In fact, the ruling seems to be a long series of straw man arguments. Like this one:
Plaintiffs would apparently like the Court to declare that the State of Indiana has no business accommodating longstanding religious practices through the Solemnization Statute. This we cannot do and shall not do.
No, that isn’t the argument being made. CFI is not arguing that the state can’t certify religious officials to solemnize marriages, they’re arguing that the state can’t certify only religious officials (or elected ones) to do so.
We conclude that the Solemnization Statute is rationally related to the legitimate purpose of alleviating significant governmental interference with pre-existing religious beliefs about marriage. Additionally, the statute bears a rational relation to the equally reasonable purpose of allowing the government to assume responsibility for the marriage regulation function without ostracizing its religious constituents.
Again, this simply isn’t relevant.
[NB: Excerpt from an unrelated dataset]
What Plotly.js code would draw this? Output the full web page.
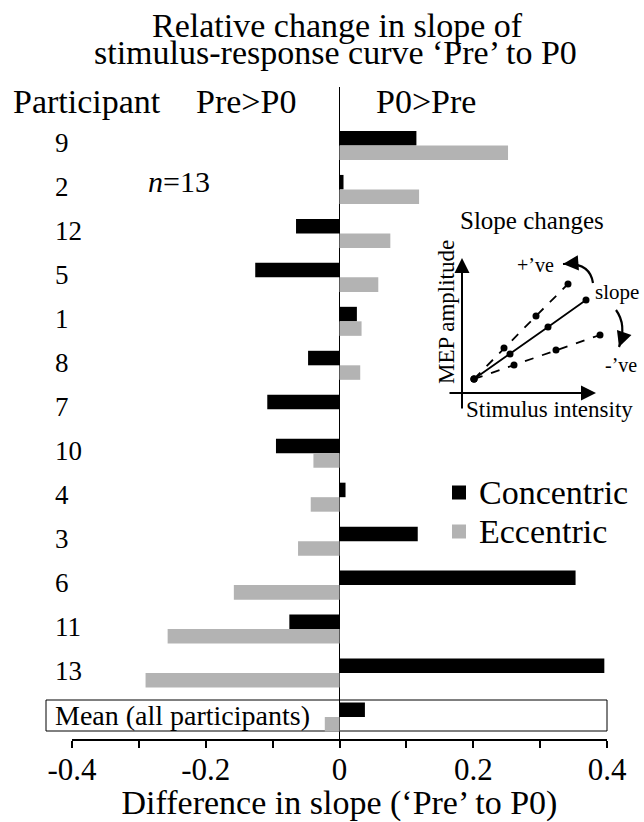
<!DOCTYPE html>
<html>
<head>
<meta charset="utf-8">
<script src="https://cdn.plot.ly/plotly-3.0.1.min.js"></script>
<style>html,body{margin:0;padding:0;background:#fff}#chart{width:644px;height:822px}</style>
</head>
<body>
<div id="chart"></div>
<script>
// ---- data ----
const categories = ['9','2','12','5','1','8','7','10','4','3','6','11','13','Mean (all participants)'];
const seriesNames = ['Concentric', 'Eccentric'];
const seriesColors = ['#000000', '#b3b3b3'];
const concentric = [0.115, 0.006, -0.065, -0.126, 0.026, -0.047, -0.108, -0.095, 0.009, 0.117, 0.353, -0.075, 0.396, 0.038];
const eccentric  = [0.252, 0.119, 0.076, 0.058, 0.033, 0.031, 0.0, -0.039, -0.043, -0.062, -0.158, -0.257, -0.290, -0.022];
const xTickVals = [-0.4, -0.2, 0, 0.2, 0.4];
const xTickText = ['-0.4', '-0.2', '0', '0.2', '0.4'];
// schematic inset ("Slope changes") points, in inset units
const insetSolidX = [0, 36, 74, 112];
const insetSolidY = [0, 25, 52, 79];
const insetUpX = [0, 30, 62, 94];
const insetUpY = [0, 31, 63, 95];
const insetDownX = [0, 40, 82, 126];
const insetDownY = [0, 14, 29, 44];

// ---- layout helpers ----
const W = 644, H = 822;
const px = x => x / W;
const py = y => 1 - y / H;
const FONT = 'Liberation Serif';
const f = (s) => ({family: FONT, size: s, color: '#000'});

const traces = [
  {type: 'bar', orientation: 'h', name: seriesNames[0], y: categories, x: concentric,
   marker: {color: seriesColors[0]}, hoverinfo: 'x+y', showlegend: false},
  {type: 'bar', orientation: 'h', name: seriesNames[1], y: categories, x: eccentric,
   marker: {color: seriesColors[1]}, hoverinfo: 'x+y', showlegend: false},
  {type: 'scatter', mode: 'lines+markers', x: insetSolidX, y: insetSolidY, xaxis: 'x2', yaxis: 'y2',
   line: {color: '#000', width: 1.8}, marker: {color: '#000', size: 7}, showlegend: false, hoverinfo: 'skip', cliponaxis: false},
  {type: 'scatter', mode: 'lines+markers', x: insetUpX, y: insetUpY, xaxis: 'x2', yaxis: 'y2',
   line: {color: '#000', width: 1.8, dash: 'dash'}, marker: {color: '#000', size: 7}, showlegend: false, hoverinfo: 'skip', cliponaxis: false},
  {type: 'scatter', mode: 'lines+markers', x: insetDownX, y: insetDownY, xaxis: 'x2', yaxis: 'y2',
   line: {color: '#000', width: 1.8, dash: 'dash'}, marker: {color: '#000', size: 7}, showlegend: false, hoverinfo: 'skip', cliponaxis: false}
];

const annotations = [
  {text: 'Relative change in slope of', xref: 'paper', yref: 'paper', x: px(337), y: py(25), xanchor: 'center', yanchor: 'middle', showarrow: false, font: f(34)},
  {text: 'stimulus-response curve ‘Pre’ to P0', xref: 'paper', yref: 'paper', x: px(335), y: py(53), xanchor: 'center', yanchor: 'middle', showarrow: false, font: f(34)},
  {text: 'Participant', xref: 'paper', yref: 'paper', x: px(11), y: py(102), xanchor: 'left', yanchor: 'middle', showarrow: false, font: f(34)},
  {text: 'Pre>P0', xref: 'paper', yref: 'paper', x: px(246), y: py(102), xanchor: 'center', yanchor: 'middle', showarrow: false, font: f(34)},
  {text: 'P0>Pre', xref: 'paper', yref: 'paper', x: px(426), y: py(102), xanchor: 'center', yanchor: 'middle', showarrow: false, font: f(34)},
  {text: '<i>n</i>=13', xref: 'paper', yref: 'paper', x: px(146), y: py(181), xanchor: 'left', yanchor: 'middle', showarrow: false, font: f(30)},
  // inset texts
  {text: 'Slope changes', xref: 'paper', yref: 'paper', x: px(532), y: py(220), xanchor: 'center', yanchor: 'middle', showarrow: false, font: f(25)},
  {text: 'MEP amplitude', xref: 'paper', yref: 'paper', x: px(446), y: py(312), xanchor: 'center', yanchor: 'middle', textangle: -90, showarrow: false, font: f(23)},
  {text: 'Stimulus intensity', xref: 'paper', yref: 'paper', x: px(549), y: py(409), xanchor: 'center', yanchor: 'middle', showarrow: false, font: f(23)},
  {text: '+’ve', xref: 'paper', yref: 'paper', x: px(535), y: py(265), xanchor: 'center', yanchor: 'middle', showarrow: false, font: f(20)},
  {text: 'slope', xref: 'paper', yref: 'paper', x: px(617), y: py(292), xanchor: 'center', yanchor: 'middle', showarrow: false, font: f(21)},
  {text: '-’ve', xref: 'paper', yref: 'paper', x: px(621), y: py(365), xanchor: 'center', yanchor: 'middle', showarrow: false, font: f(20)},
  // inset axes arrows
  {text: '', xref: 'x2', yref: 'y2', axref: 'x2', ayref: 'y2', x: -12, y: 121, ax: -12, ay: -31, showarrow: true, arrowhead: 2, arrowsize: 1.5, arrowwidth: 2, arrowcolor: '#000', standoff: 0},
  {text: '', xref: 'x2', yref: 'y2', axref: 'x2', ayref: 'y2', x: 122, y: -14, ax: -26, ay: -14, showarrow: true, arrowhead: 2, arrowsize: 1.5, arrowwidth: 2, arrowcolor: '#000', standoff: 0},
  // curved arrow heads
  {text: '', xref: 'x2', yref: 'y2', axref: 'x2', ayref: 'y2', x: 89, y: 115, ax: 97, ay: 115.6, showarrow: true, arrowhead: 2, arrowsize: 1.4, arrowwidth: 2.2, arrowcolor: '#000', standoff: 0},
  {text: '', xref: 'x2', yref: 'y2', axref: 'x2', ayref: 'y2', x: 145, y: 32, ax: 147.7, ay: 39.5, showarrow: true, arrowhead: 2, arrowsize: 1.4, arrowwidth: 2.2, arrowcolor: '#000', standoff: 0}
];

// participant labels, left-aligned; positioned by category index on the y axis
categories.forEach((c, i) => {
  annotations.push({text: c, xref: 'paper', yref: 'y', x: px(53), y: i, yshift: 2, xanchor: 'left', yanchor: 'middle',
    showarrow: false, font: f(c.length > 3 ? 28 : 27)});
});

const upperArc = {start: [119, 96], ctrl: [116, 117], end: [89, 115]};
const lowerArc = {start: [142, 69], ctrl: [153, 54], end: [145, 32]};
const arcPath = a => `M ${a.start[0]},${a.start[1]} Q ${a.ctrl[0]},${a.ctrl[1]} ${a.end[0]},${a.end[1]}`;

const shapes = [
  {type: 'rect', xref: 'paper', yref: 'paper', x0: px(46), x1: px(607), y0: py(731), y1: py(700),
   line: {color: '#000', width: 1}, fillcolor: 'rgba(0,0,0,0)', layer: 'below'},
  {type: 'path', xref: 'x2', yref: 'y2', path: arcPath(upperArc), line: {color: '#000', width: 2.2}},
  {type: 'path', xref: 'x2', yref: 'y2', path: arcPath(lowerArc), line: {color: '#000', width: 2.2}}
];

// legend (drawn from the series names / colours)
const legendRowY = [492.5, 531.5];
seriesNames.forEach((name, i) => {
  shapes.push({type: 'rect', xref: 'paper', yref: 'paper', x0: px(452), x1: px(466),
    y0: py(legendRowY[i] + 7), y1: py(legendRowY[i] - 7), line: {width: 0}, fillcolor: seriesColors[i]});
  annotations.push({text: name, xref: 'paper', yref: 'paper', x: px(477), y: py(legendRowY[i]), xanchor: 'left', yanchor: 'middle',
    showarrow: false, font: f(34)});
});

const layout = {
  width: W, height: H,
  margin: {l: 0, r: 0, t: 0, b: 0},
  paper_bgcolor: '#fff', plot_bgcolor: 'rgba(0,0,0,0)',
  font: f(30),
  barmode: 'group', bargap: 0.34, bargroupgap: 0,
  showlegend: false,
  xaxis: {
    domain: [px(72), px(607)], range: [-0.4, 0.4], automargin: false,
    tickmode: 'array', tickvals: xTickVals, ticktext: xTickText,
    ticks: 'outside', ticklen: 7, tickwidth: 2, tickcolor: '#000',
    minor: {tickmode: 'linear', tick0: -0.4, dtick: 0.1, ticks: 'outside', ticklen: 7, tickwidth: 2, tickcolor: '#000', showgrid: false},
    showline: true, linecolor: '#000', linewidth: 2,
    showgrid: false, zeroline: true, zerolinecolor: '#000', zerolinewidth: 1.5,
    tickfont: f(31), ticklabelstandoff: -5,
    title: {text: 'Difference in slope (‘Pre’ to P0)', font: f(34), standoff: 6},
    fixedrange: true
  },
  yaxis: {
    domain: [py(739), py(87)], type: 'category', range: [13.5, -1.33], automargin: false,
    showticklabels: false, ticks: '', showgrid: false, zeroline: false, showline: false, fixedrange: true
  },
  xaxis2: {domain: [px(420), 1], range: [-54, 170], anchor: 'y2', visible: false, fixedrange: true},
  yaxis2: {domain: [py(420), py(240)], range: [-41, 139], anchor: 'x2', visible: false, fixedrange: true},
  annotations: annotations,
  shapes: shapes
};

Plotly.newPlot('chart', traces, layout, {displayModeBar: false, staticPlot: true});
</script>
</body>
</html>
Adding secular celebrants to the list of those who can solemnize marriages does nothing to interfere with religious officials also doing so. Unless “without ostracizing its religious constituents” means that the state can refuse to do so merely because some religious people will be offended by the fact that secular celebrants can do the same thing they do. And that’s clearly wrong.
This whole ruling is garbage. I fully expect an appeal.